Now he's released, there is a hubbub brewing because of his alleged mistreatment by the US military, and because of the lack of spine on the part of the Australian government, who ought to have been insisting that Habib was either charged and brought to trial or released.

I think it's outrageous how the US thinks it can lecture the world about freedom and democracy, yet have all these prisoners held without trial, without even being charged, and without the protection of the Geneva Convention as prisoners of war.

In this matter, the US Military is behaving like the thugs they tell us they are pledged to eradicate.

Comment 4 by Sam posted on 2/1/2005 at 8:00 PM

I live in Washington, DC the only capital of a democracy in the world to not give its citizens representation in its national legislature.

For us that means no Senators, no Representatives and there are more DC residents than residents of Wyoming.

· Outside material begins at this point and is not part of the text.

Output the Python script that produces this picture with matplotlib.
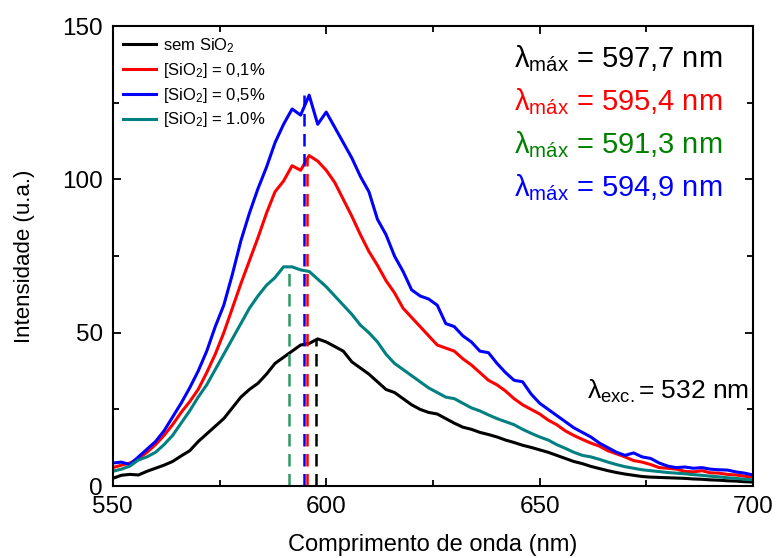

Due to that I don't think my country has any right to lecture others on democracy considering we don't even provide it to all our citizens.

Comment 5 by Boyzoid posted on 2/1/2005 at 8:39 PM


I agreee.

You forgot to mention that DC is the only city in the US that needs its budget approved by Congress.

Comment 6 by Steve Bryant posted on 2/2/2005 at 3:42 AM

Yep. It is hard to maintain "moral superiority" when we behave in such a manner.